By taking advantage of the Roth IRA provisions of the Taxpayer Relief Act of 1997, you can save taxes in 1997 and enjoy tax free withdrawls from your IRA in the future!

You can still make a $2000 contribution to an ordinary IRA at any time up to the earlier of filing your taxes or April 15, 1998 and take the deduction on your 1997 taxes. This means that a taxpayer in the 28% tax bracket could save $560 on 1997 taxes.

Next, you can convert your IRA to a new “Roth IRA.” This is a new type of IRA established by Congress which allows for non-deductible contributions from earnings but has the benefit of tax free withdrawls.

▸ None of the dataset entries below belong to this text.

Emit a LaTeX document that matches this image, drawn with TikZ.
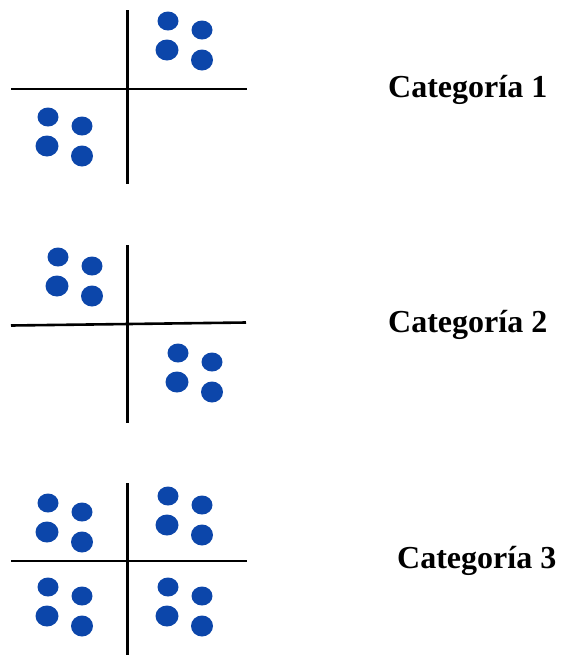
\documentclass[tikz,border=0pt]{standalone}
\usepackage{fontspec}
\setmainfont{Liberation Serif}
\definecolor{dotblue}{RGB}{12,70,170}
\begin{document}
\begin{tikzpicture}[x=1pt,y=-1pt,
  axis/.style={line width=2.6pt,black},
  lbl/.style={anchor=base west,inner sep=0pt,font=\fontsize{32}{38}\selectfont\bfseries},
  cluster/.pic={
    \fill[dotblue] (0,0) ellipse [x radius=10.5,y radius=9.5];
    \fill[dotblue] (34,9) ellipse [x radius=10.5,y radius=9.5];
    \fill[dotblue] (-1,29) ellipse [x radius=11.5,y radius=10.5];
    \fill[dotblue] (34,39) ellipse [x radius=11,y radius=10.5];
  }]
\useasboundingbox (0,0) rectangle (566,657);
% Panel 1
\draw[axis] (127.5,10) -- (127.5,184);
\draw[axis] (11,89) -- (247,89);
\pic at (168,21) {cluster};
\pic at (48,117) {cluster};
\node[lbl] (c1) at (388,97) {Categoría 1};
% Panel 2
\draw[axis] (127.5,245) -- (127.5,423);
\draw[axis] (11,325.5) -- (246,322.5);
\pic at (58,257) {cluster};
\pic at (178,353) {cluster};
\node[lbl] (c2) at (388,332) {Categoría 2};
% Panel 3
\draw[axis] (127.5,483) -- (127.5,655);
\draw[axis] (11,561) -- (247,561);
\pic at (48,503) {cluster};
\pic at (168,496) {cluster};
\pic at (48,587) {cluster};
\pic at (168,587) {cluster};
\node[lbl] (c3) at (397,568) {Categoría 3};
\end{tikzpicture}
\end{document}
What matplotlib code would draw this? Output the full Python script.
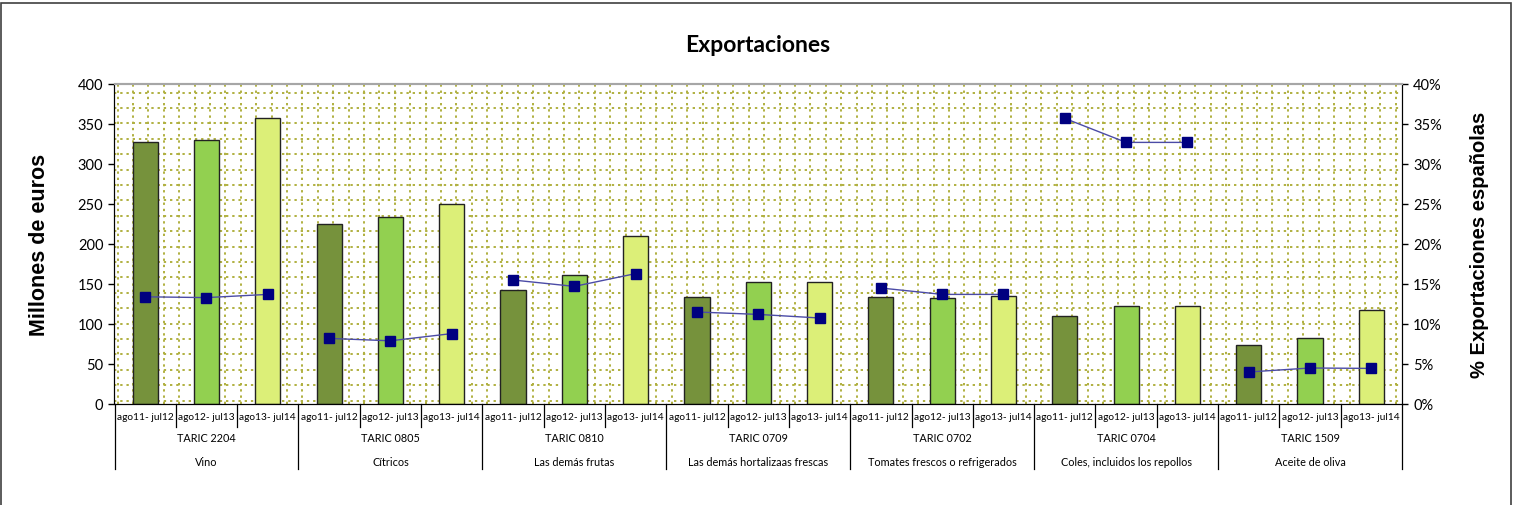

The tax law allows an existing IRA to be converted to a Roth IRA. This process requires that the taxpayer pay tax on all converted amounts which have not yet been subject to income tax.

However, to ease the tax burden of conversion, the IRS will allow taxpayers to spread out the payment of those taxes over four years! Thus, for someone converting a $2000 IRA contribution made on a 1997 tax return, that taxpayer will have to pay tax on an additional $500 for four years.

Once converted, Roth IRA funds are no longer subject to income taxation! Distributions from Roth IRAs are tax free. No tax will ever be paid – NEVER.

Here are the results of a single taxpayer contributing 2000 per year for 50 years: *(assuming 12% rate of return on assets)

After Roth IRA Value Traditional IRA Value Roth Benefit

10 Years 33,035 28,302 $ 4733
20 Years 130,904 116,206 $14,698
45 Years 2,440,428 2,190,553 $249,875
50 Years 4,311,115 3,870,749 $440,366

A married couple making maximum contribution can save an additional $880,732 by taking advantage of the Roth IRA. Other benefits of the Roth:

No required beginning date
May be withdrawn early if owner becomes disabled
Contributions may still be made after reaching age 70½
First time home buyers may withdraw up to $10,000 for a home

It still may not be too late to get a jump on lowering your taxes savings and saving for your retirement!